-- START INFORMATION SUPPLIED --

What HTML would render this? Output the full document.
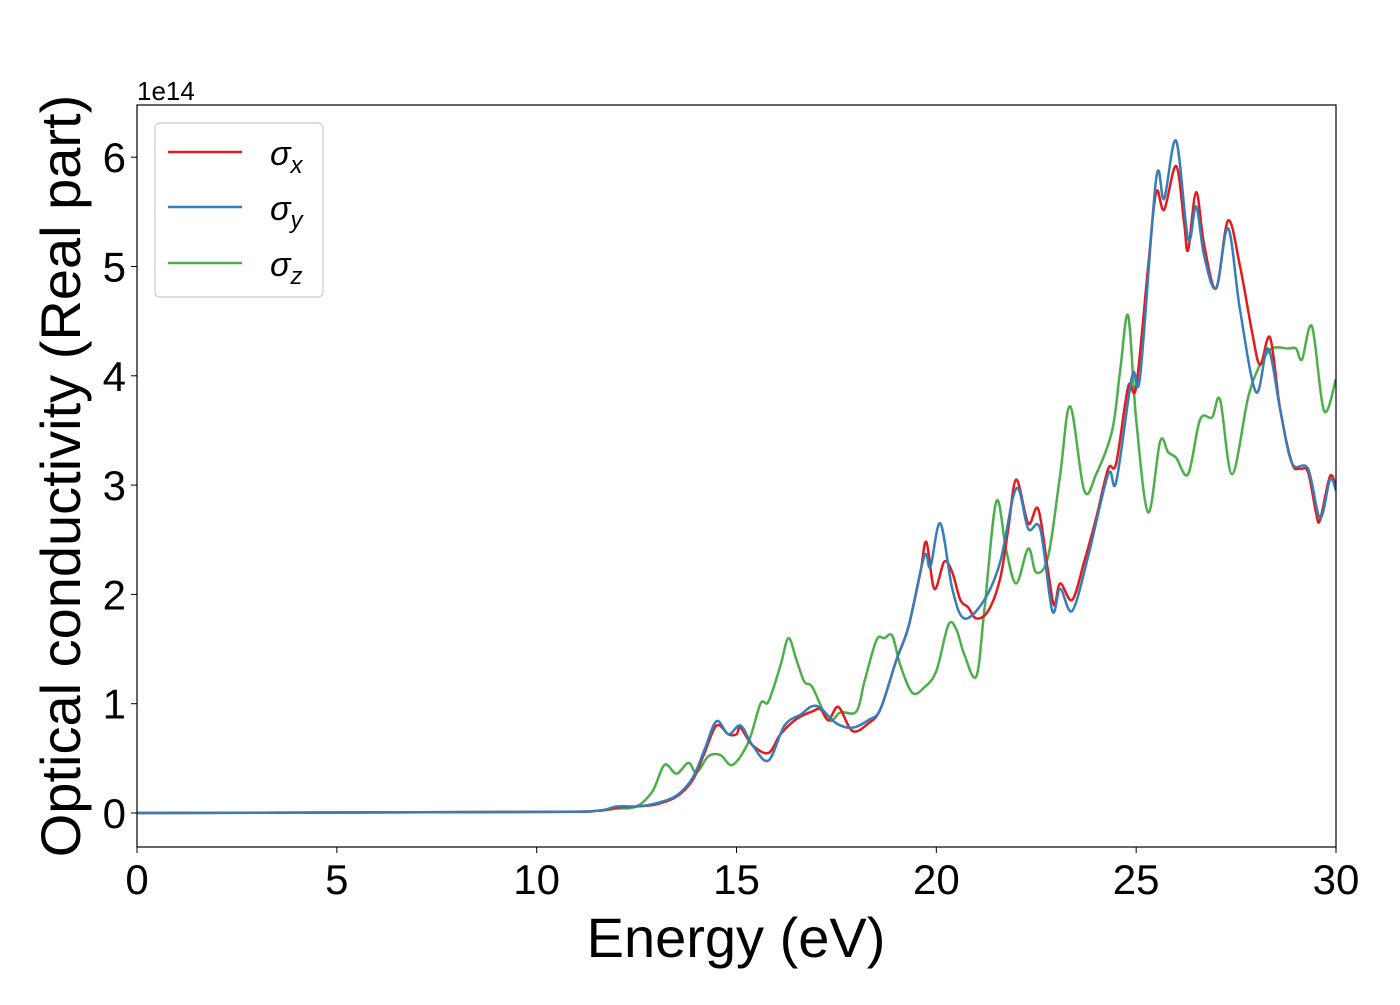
<!DOCTYPE html>
<html><head><meta charset="utf-8"><style>
body{margin:0;background:#fff;}
svg{font-family:"Liberation Sans","DejaVu Sans",sans-serif;}
</style></head><body>
<svg id="chart" width="1400" height="1000" viewBox="0 0 1400 1000" xmlns="http://www.w3.org/2000/svg">
<rect width="1400" height="1000" fill="#fff"/>
<g id="series"></g>
<rect x="137" y="105" width="1199" height="742" fill="none" stroke="#000" stroke-width="1.2"/>
<g id="xticks"></g><g id="yticks"></g>
<text x="137" y="100" font-size="26">1e14</text>
<text x="736" y="957" font-size="56" text-anchor="middle">Energy (eV)</text>
<text transform="translate(80,476) rotate(-90)" font-size="56" text-anchor="middle">Optical conductivity (Real part)</text>
<g>
<rect x="155" y="123" width="168" height="174" rx="5" fill="#fff" stroke="#ccc" stroke-width="1.2"/>
<g><line x1="168" y1="152" x2="242" y2="152" stroke="#e41a1c" stroke-width="2.5"/><text x="270" y="165" font-size="34" font-style="italic">σ<tspan font-size="24" dy="8">x</tspan></text></g>
<g><line x1="168" y1="207" x2="242" y2="207" stroke="#377eb8" stroke-width="2.5"/><text x="270" y="220" font-size="34" font-style="italic">σ<tspan font-size="24" dy="8">y</tspan></text></g>
<g><line x1="168" y1="263" x2="242" y2="263" stroke="#4daf4a" stroke-width="2.5"/><text x="270" y="276" font-size="34" font-style="italic">σ<tspan font-size="24" dy="8">z</tspan></text></g>
</g>
</svg>
<script>
const xTicks=[0,5,10,15,20,25,30];
const yTicks=[0,1,2,3,4,5,6];
const sxE=[0,10,11.5,12,12.5,13,13.5,13.9,14.2,14.5,14.8,15.0,15.1,15.4,15.8,16.1,16.5,16.9,17.1,17.3,17.55,17.9,18.3,18.6,19.0,19.3,19.6,19.75,19.95,20.2,20.4,20.6,20.8,21.0,21.3,21.6,21.8,22.0,22.3,22.55,22.8,22.95,23.1,23.4,23.7,24.0,24.3,24.5,24.8,25.0,25.3,25.5,25.7,26.0,26.2,26.3,26.5,26.7,27.0,27.3,27.6,27.9,28.1,28.35,28.6,28.9,29.1,29.3,29.5,29.6,29.85,30];
const sxV=[0,0.01,0.02,0.05,0.06,0.08,0.15,0.3,0.55,0.8,0.72,0.72,0.78,0.62,0.55,0.72,0.86,0.93,0.95,0.85,0.97,0.75,0.82,0.95,1.4,1.7,2.2,2.48,2.05,2.3,2.2,1.95,1.88,1.78,1.85,2.15,2.6,3.05,2.65,2.78,2.2,1.9,2.1,1.95,2.3,2.7,3.15,3.2,3.9,3.9,5.0,5.68,5.52,5.92,5.4,5.15,5.68,5.2,4.8,5.42,5.0,4.4,4.1,4.35,3.7,3.2,3.15,3.12,2.75,2.68,3.08,2.98];
const syE=[0,10,11.5,12,12.5,13,13.5,13.9,14.2,14.5,14.8,15.1,15.4,15.8,16.2,16.6,17.0,17.5,17.9,18.3,18.6,19.0,19.3,19.7,19.85,20.1,20.4,20.7,21.2,21.6,22.0,22.3,22.6,22.9,23.1,23.4,23.8,24.3,24.5,24.9,25.1,25.5,25.7,26.0,26.3,26.5,26.7,27.0,27.3,27.6,28.0,28.3,28.6,28.9,29.3,29.6,29.85,30];
const syV=[0,0.01,0.02,0.06,0.06,0.09,0.16,0.32,0.58,0.84,0.72,0.8,0.62,0.48,0.8,0.9,0.98,0.82,0.78,0.85,0.95,1.4,1.7,2.35,2.25,2.65,2.05,1.78,1.95,2.3,2.97,2.6,2.6,1.85,2.05,1.85,2.35,3.1,3.03,4.0,4.0,5.8,5.62,6.15,5.25,5.55,5.1,4.8,5.35,4.6,3.85,4.25,3.7,3.2,3.15,2.7,3.05,2.95];
const szE=[0,10,11.5,12,12.5,12.9,13.2,13.5,13.8,14.0,14.3,14.6,14.9,15.3,15.6,15.8,16.1,16.3,16.5,16.7,16.9,17.3,17.6,18.0,18.2,18.5,18.7,18.9,19.1,19.4,19.7,20.0,20.3,20.5,20.7,21.0,21.2,21.5,21.75,22.0,22.3,22.5,22.8,23.1,23.35,23.7,24.0,24.4,24.6,24.8,25.0,25.3,25.6,25.8,26.0,26.3,26.6,26.9,27.1,27.4,27.8,28.1,28.4,28.8,29.0,29.15,29.4,29.7,30];
const szV=[0,0.01,0.02,0.04,0.06,0.2,0.44,0.36,0.46,0.37,0.52,0.53,0.44,0.65,1.0,1.02,1.35,1.6,1.4,1.2,1.15,0.85,0.92,0.93,1.2,1.58,1.6,1.62,1.35,1.1,1.15,1.3,1.72,1.68,1.45,1.25,1.85,2.85,2.4,2.1,2.42,2.2,2.35,3.1,3.72,2.95,3.1,3.5,4.05,4.55,3.6,2.75,3.4,3.3,3.25,3.1,3.6,3.62,3.78,3.1,3.8,4.1,4.25,4.25,4.25,4.15,4.45,3.68,3.97];
const X=e=>137+(e/30)*1199;
const Y=v=>813-v*109.3;
const NS="http://www.w3.org/2000/svg";
function pathFor(E,V){
  const p=E.map((e,i)=>[X(e),Y(V[i])]);
  let d="M"+p[0][0]+","+p[0][1];
  for(let i=0;i<p.length-1;i++){
    const p0=p[Math.max(0,i-1)],p1=p[i],p2=p[i+1],p3=p[Math.min(p.length-1,i+2)];
    const c1x=p1[0]+(p2[0]-p0[0])/6,c1y=p1[1]+(p2[1]-p0[1])/6;
    const c2x=p2[0]-(p3[0]-p1[0])/6,c2y=p2[1]-(p3[1]-p1[1])/6;
    d+=" C"+c1x+","+c1y+" "+c2x+","+c2y+" "+p2[0]+","+p2[1];
  }
  return d;
}
const g=document.getElementById("series");
const defs=document.createElementNS(NS,"clipPath");defs.id="clip";
const cr=document.createElementNS(NS,"rect");cr.setAttribute("x",137);cr.setAttribute("y",105);cr.setAttribute("width",1199);cr.setAttribute("height",742);
defs.appendChild(cr);g.appendChild(defs);
[[szE,szV,"#4daf4a","line-sigma-z"],[sxE,sxV,"#e41a1c","line-sigma-x"],[syE,syV,"#377eb8","line-sigma-y"]].forEach(s=>{
  const el=document.createElementNS(NS,"path");
  el.setAttribute("d",pathFor(s[0],s[1]));
  el.setAttribute("fill","none");el.setAttribute("stroke",s[2]);el.setAttribute("stroke-width","2.5");
  el.setAttribute("clip-path","url(#clip)");
  
  
  g.appendChild(el);
});
const xt=document.getElementById("xticks");
xTicks.forEach(t=>{
  const l=document.createElementNS(NS,"line");
  l.setAttribute("x1",X(t));l.setAttribute("x2",X(t));l.setAttribute("y1",847);l.setAttribute("y2",853);l.setAttribute("stroke","#000");
  
  
  xt.appendChild(l);
  const tx=document.createElementNS(NS,"text");
  tx.setAttribute("x",X(t));tx.setAttribute("y",894);tx.setAttribute("font-size","42");tx.setAttribute("text-anchor","middle");
  tx.textContent=t;
  
  
  xt.appendChild(tx);
});
const yt=document.getElementById("yticks");
yTicks.forEach(t=>{
  const l=document.createElementNS(NS,"line");
  l.setAttribute("x1",131);l.setAttribute("x2",137);l.setAttribute("y1",Y(t));l.setAttribute("y2",Y(t));l.setAttribute("stroke","#000");
  
  
  yt.appendChild(l);
  const tx=document.createElementNS(NS,"text");
  tx.setAttribute("x",126);tx.setAttribute("y",Y(t)+15);tx.setAttribute("font-size","42");tx.setAttribute("text-anchor","end");
  tx.textContent=t;
  
  
  yt.appendChild(tx);
});
</script>
</body></html>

-- END INFORMATION SUPPLIED --

• **GOAL**: Pick out, from the lines above, every one that contains the string "document".

• **SOLVED PROBLEM**:
What HTML would render this? Output the full document.
const g=document.getElementById("series");
const defs=document.createElementNS(NS,"clipPath");defs.id="clip";
const cr=document.createElementNS(NS,"rect");cr.setAttribute("x",137);cr.setAttribute("y",105);cr.setAttribute("width",1199);cr.setAttribute("height",742);
  const el=document.createElementNS(NS,"path");
const xt=document.getElementById("xticks");
  const l=document.createElementNS(NS,"line");
  const tx=document.createElementNS(NS,"text");
const yt=document.getElementById("yticks");
  const l=document.createElementNS(NS,"line");
  const tx=document.createElementNS(NS,"text");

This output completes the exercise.